Chris Cerino, a former federal law enforcement officer and firearms instructor in Ohio, said he hated the AR-15, until he used one. “It was so fun to shoot,” said Mr. Cerino, 48. Now, he and his wife, who has a purple AR-15, love them.
“It’s an icon,” he said. “It’s a symbol of freedom. To me, it is America’s rifle.”
Critics say the firearm’s branding positioned it for notoriety. Josh Koskoff — a lawyer who represents parents of victims of the 2012 shooting at Sandy Hook Elementary School in Newtown, Conn., in a lawsuit against the gun manufacturer Remington — cited a concerted effort by the gun industry after the assault weapons ban to use the AR-15 to shape popular opinion around semiautomatic weapons — rebranding them as “modern sporting rifles.”
“When they market it to young men, there’s no ‘sporting rifle’ angle to it,” Mr. Koskoff said. “It’s all military. It’s all violent. And it’s all incendiary marketing.”
Indeed, the AR-15 is also inextricably linked to tragedy. Mass shootings are central to the gun’s narrative, and its popularity. Police departments stocked up on them after a string of massacres in the 1990s. Some supporters attribute their fondness to fear of being outgunned should they encounter an aggressor. Hobbyists, like Mr. Swarey, 23, have swarmed to gun shops after mass shootings, fearful that they could be a catalyst for the government to outlaw them again.
“It was right around the time of the first school shooting that made the news and scared everybody,” Mr. Swarey said of buying his first AR-15 about five years ago, when, he said, the Sandy Hook elementary school shooting was fueling talk of another assault weapons ban. “It was one of those things, that I wanted to get one before they were impossible to get."
Compared with pistols, assault rifles are used rarely in shootings. According to F.B.I. statistics, 374 people were murdered with any kind of rifle in 2016; 7,105 were killed by a handgun.

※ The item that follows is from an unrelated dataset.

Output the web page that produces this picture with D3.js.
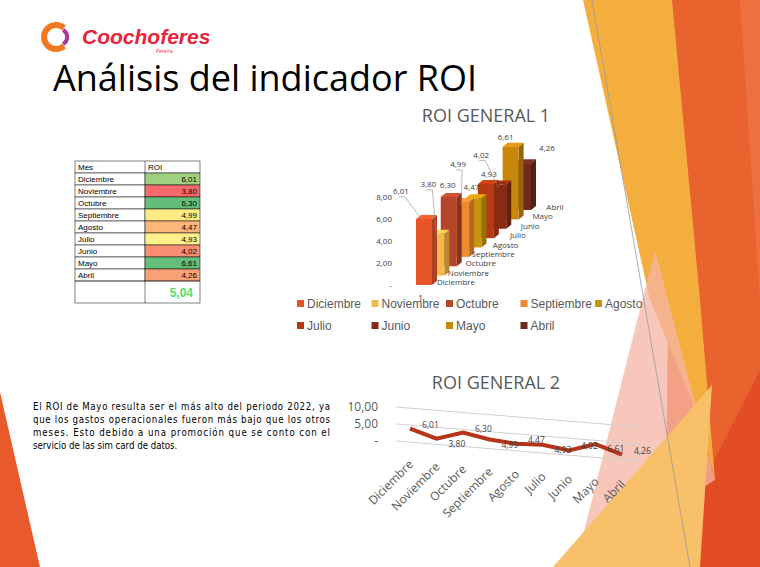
<!DOCTYPE html>
<html><head><meta charset="utf-8">
<script src="https://cdn.jsdelivr.net/npm/d3@7"></script>
<style>body{margin:0;background:#fff}svg{display:block;font-family:"Open Sans",sans-serif}</style>
</head><body>
<script>
// data
var months = ["Diciembre","Noviembre","Octubre","Septiembre","Agosto","Julio","Junio","Mayo","Abril"];
var roi = [6.01, 3.80, 6.30, 4.99, 4.47, 4.93, 4.02, 6.61, 4.26];
var roiAvg = 5.04;
var barColors = ["#e8542a","#f5b84a","#b5462a","#f08a30","#c8960c","#b83a12","#8a2a14","#c8860a","#6e2a1a"];
var cellColors = ["#9fd07f","#f8696b","#63be7b","#ffeb84","#fcb57a","#fff08a","#f98e72","#63be7b","#f9a175"];
var axis1Ticks = [2, 4, 6, 8];
var axis2Ticks = [5, 10];
var labelOffsets = [[-23,-25],[-8,-47],[-1,-9],[-3,-35],[-2,-8],[3,-7],[-17,-27],[-5,-7],[24,-12]];

var fmt = function (v) { return v.toFixed(2).replace(".", ","); };

var svg = d3.select("body").append("svg").attr("width", 760).attr("height", 567);

// background shapes
svg.append("polygon").attr("points", "672,0 760,0 760,567 665,567").attr("fill", "#e9632e");
svg.append("polygon").attr("points", "740,0 760,0 760,300").attr("fill", "#ec7040");
svg.append("polygon").attr("points", "760,370 760,567 660,567").attr("fill", "#e34d26");
svg.append("polygon").attr("points", "583,0 672,0 700,300 715,480 700,420 650,300").attr("fill", "#f4ae3e");
svg.append("polygon").attr("points", "655,250 715,480 575,567").attr("fill", "#f5b4a6").attr("opacity", 0.75);
svg.append("polygon").attr("points", "553,567 712,385 700,567").attr("fill", "#f9c06a");
svg.append("polygon").attr("points", "0,392 40,567 0,567").attr("fill", "#e9592c");
svg.append("line").attr("x1", 592).attr("y1", 0).attr("x2", 690).attr("y2", 567).attr("stroke", "#999").attr("stroke-width", 0.8);

// logo
var logo = svg.append("g");
logo.append("path").attr("d", "M64,28 A12,12 0 1,0 64,46").attr("fill", "none").attr("stroke", "#f07820").attr("stroke-width", 6);
logo.append("path").attr("d", "M63,30 A8,8 0 0,1 63,44").attr("fill", "none").attr("stroke", "#a83a9a").attr("stroke-width", 4);
logo.append("text").attr("x", 82).attr("y", 44).attr("font-size", 21).attr("font-weight", "bold").attr("font-style", "italic")
  .attr("fill", "#e8233a").attr("font-family", "Liberation Sans").text("Coochoferes");
logo.append("text").attr("x", 156).attr("y", 53).attr("font-size", 5).attr("fill", "#e8233a").text("Pereira");

svg.append("text").attr("x", 53).attr("y", 91).attr("font-size", 36).attr("fill", "#000").text("Análisis del indicador ROI");

// table
var tbl = svg.append("g").attr("font-size", 8).attr("font-family", "Liberation Sans");
var rowH = 12, tx = 75, ty = 161;
tbl.append("rect").attr("x", tx).attr("y", ty).attr("width", 125).attr("height", rowH).attr("fill", "#fff").attr("stroke", "#000").attr("stroke-width", 0.5);
tbl.append("line").attr("x1", 145).attr("x2", 145).attr("y1", ty).attr("y2", ty + rowH * 10 + 22).attr("stroke", "#000").attr("stroke-width", 0.5);
tbl.append("text").attr("x", tx + 3).attr("y", ty + 9).text("Mes");
tbl.append("text").attr("x", 148).attr("y", ty + 9).text("ROI");
months.forEach(function (m, i) {
  var y = ty + rowH * (i + 1);
  tbl.append("rect").attr("x", tx).attr("y", y).attr("width", 70).attr("height", rowH).attr("fill", "#fff").attr("stroke", "#000").attr("stroke-width", 0.5);
  tbl.append("rect").attr("x", 145).attr("y", y).attr("width", 55).attr("height", rowH).attr("fill", cellColors[i]).attr("stroke", "#000").attr("stroke-width", 0.5);
  tbl.append("text").attr("x", tx + 3).attr("y", y + 9).text(m);
  tbl.append("text").attr("x", 197).attr("y", y + 9).attr("text-anchor", "end").text(fmt(roi[i]));
});
tbl.append("rect").attr("x", tx).attr("y", ty + rowH * 10).attr("width", 125).attr("height", 22).attr("fill", "none").attr("stroke", "#000").attr("stroke-width", 0.5);
tbl.append("text").attr("x", 193).attr("y", ty + rowH * 10 + 16).attr("text-anchor", "end").attr("font-size", 12)
  .attr("font-weight", "bold").attr("fill", "#4ee06a").text(fmt(roiAvg));

// ---- ROI GENERAL 1 (pseudo 3D columns) ----
svg.append("text").attr("x", 486).attr("y", 122).attr("text-anchor", "middle").attr("font-size", 18).attr("fill", "#595959").text("ROI GENERAL 1");
var y1 = d3.scaleLinear().domain([0, 8]).range([285, 197]);
var depth = d3.scaleLinear().domain([0, months.length - 1]).range([0, 1]);
var dxMax = 99, dyMax = -75, bw = 16, sd = 5;
var c1 = svg.append("g").attr("font-size", 8).attr("fill", "#404040");
axis1Ticks.forEach(function (t) {
  c1.append("text").attr("x", 392).attr("y", y1(t) + 3).attr("text-anchor", "end").text(fmt(t));
});
c1.append("text").attr("x", 392).attr("y", y1(0) + 3).attr("text-anchor", "end").text("-");
c1.append("text").attr("x", 418).attr("y", 302).attr("font-size", 9).text("1");
// draw back to front
d3.range(months.length - 1, -1, -1).forEach(function (i) {
  var ox = 416 + depth(i) * dxMax, oy = depth(i) * dyMax;
  var top = y1(roi[i]) + oy, base = y1(0) + oy;
  var col = d3.color(barColors[i]);
  c1.append("polygon").attr("points", [[ox + bw, top], [ox + bw + sd, top - 4], [ox + bw + sd, base - 4], [ox + bw, base]].join(" ")).attr("fill", col.darker(0.8));
  c1.append("polygon").attr("points", [[ox, top], [ox + sd, top - 4], [ox + bw + sd, top - 4], [ox + bw, top]].join(" ")).attr("fill", col.brighter(0.4));
  c1.append("rect").attr("x", ox).attr("y", top).attr("width", bw).attr("height", base - top).attr("fill", col);
  c1.append("text").attr("x", ox + 40).attr("y", base).attr("text-anchor", "middle").text(months[i]);
});
months.forEach(function (m, i) {
  var ox = 416 + depth(i) * dxMax, oy = depth(i) * dyMax;
  var top = y1(roi[i]) + oy, xc = ox + bw / 2;
  var lx = xc + labelOffsets[i][0], ly = top + labelOffsets[i][1];
  if (labelOffsets[i][1] < -12) {
    c1.append("polyline").attr("points", [[xc, top + 3], [lx + 4, ly + 3], [lx - 2, ly + 3]].join(" ")).attr("fill", "none").attr("stroke", "#8a8a8a").attr("stroke-width", 0.6);
  }
  c1.append("text").attr("x", lx).attr("y", ly).attr("text-anchor", "middle").text(fmt(roi[i]));
});
// legend
var leg = svg.append("g").attr("font-size", 12).attr("fill", "#595959").attr("font-family", "Liberation Sans");
months.forEach(function (m, i) {
  var col = i % 5, row = Math.floor(i / 5);
  var lx = 297 + col * 74.5, ly = 304 + row * 22;
  leg.append("rect").attr("x", lx).attr("y", ly - 4).attr("width", 7).attr("height", 7).attr("fill", barColors[i]);
  leg.append("text").attr("x", lx + 10).attr("y", ly + 4).text(m);
});

// paragraph
var para = ["El ROI de Mayo resulta ser el más alto del periodo 2022, ya",
  "que los gastos operacionales fueron más bajo que los otros",
  "meses. Esto debido a una promoción que se conto con el",
  "servicio de las sim card de datos."];
svg.append("g").attr("font-size", 9.6).attr("font-family", "DejaVu Sans Condensed, sans-serif").selectAll("text").data(para).enter().append("text")
  .attr("x", 33).attr("y", function (d, i) { return 410 + i * 13; })
  .attr("textLength", function (d, i) { return i < 3 ? 297 : null; })
  .text(function (d) { return d; });

// ---- ROI GENERAL 2 (line with slanted floor) ----
svg.append("text").attr("x", 496).attr("y", 389).attr("text-anchor", "middle").attr("font-size", 18).attr("fill", "#595959").text("ROI GENERAL 2");
var x2 = d3.scalePoint().domain(months).range([410, 622]);
var y2 = d3.scaleLinear().domain([0, 10]).range([0, -34]);
var skew = 2.5, base2 = 449;
var by = function (i) { return base2 + i * skew; };
var c2 = svg.append("g").attr("font-size", 12).attr("fill", "#595959");
[0].concat(axis2Ticks).forEach(function (t) {
  c2.append("line").attr("x1", 396).attr("y1", base2 - 8 + y2(t)).attr("x2", 640).attr("y2", base2 + 12 + y2(t))
    .attr("stroke", "#d0d0d0").attr("stroke-width", 1);
  c2.append("text").attr("x", 378).attr("y", base2 - 4 + y2(t)).attr("text-anchor", "end").text(t === 0 ? "-" : fmt(t));
});
var line2 = d3.line().x(function (d, i) { return x2(months[i]); }).y(function (d, i) { return by(i) + y2(d); });
c2.append("path").datum(roi).attr("d", line2).attr("fill", "none").attr("stroke", "#b5341a").attr("stroke-width", 4).attr("stroke-linejoin", "miter");
roi.forEach(function (v, i) {
  c2.append("text").attr("x", x2(months[i]) + 12).attr("y", by(i) + y2(v) + (i % 2 ? 8 : -1)).attr("font-size", 8.5).attr("fill", "#404040").text(fmt(v));
  c2.append("text").attr("transform", "translate(" + (x2(months[i]) + 4) + "," + (by(i) + 16) + ") rotate(-45)")
    .attr("text-anchor", "end").text(months[i]);
});
</script>
</body></html>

But the AR-15 has been a recurring character in some of America’s most infamous violent crimes. Adam Lanza used his to kill 20 children and six educators at Sandy Hook. Stephen Paddock used an enhanced AR-style gun to kill 58 concertgoers and wound hundreds on the Las Vegas Strip in October. A month later, Devin Kelley murdered 26 congregants with a Ruger AR-15 variant at a church in Sutherland Springs, Tex. And the rampage last month at Marjory Stoneman Douglas High School in Parkland, Fla., renewed calls for assault-style rifles to be banned — a common refrain after mass shootings.
It is unclear when and how the rifle worked its way into the United States’ lexicon of violent crimes. In 1982, George E. Banks shot to death 13 people with the weapon, and in 1997, an AR-15, among other semiautomatic military-style rifles, was used in the North Hollywood shootout, a daytime robbery in California that devolved into a nearly hourlong firefight and was televised live across the country. During the gun battle, police officers were forced to run to a local gun store and take rifles to try to contend with the robbers’ firepower and body armor. Afterward, police departments around the country started making AR-15s standard issue for officers.
Mr. Koskoff, the lawyer for Sandy Hook victims, criticized the marketing of the AR-15 as hypermasculine and inflammatory, aimed at attracting young men, “ringing the bell of the lone gunman.”
“What we’re seeing right now with the increasing velocity of shootings with AR-15s is a little bit of a ‘chickens coming home to roost’ scenario,” he said. “They sold so many to so many, and so indiscriminately to this younger demographic, that it’s just become a risk that increases with each sale.”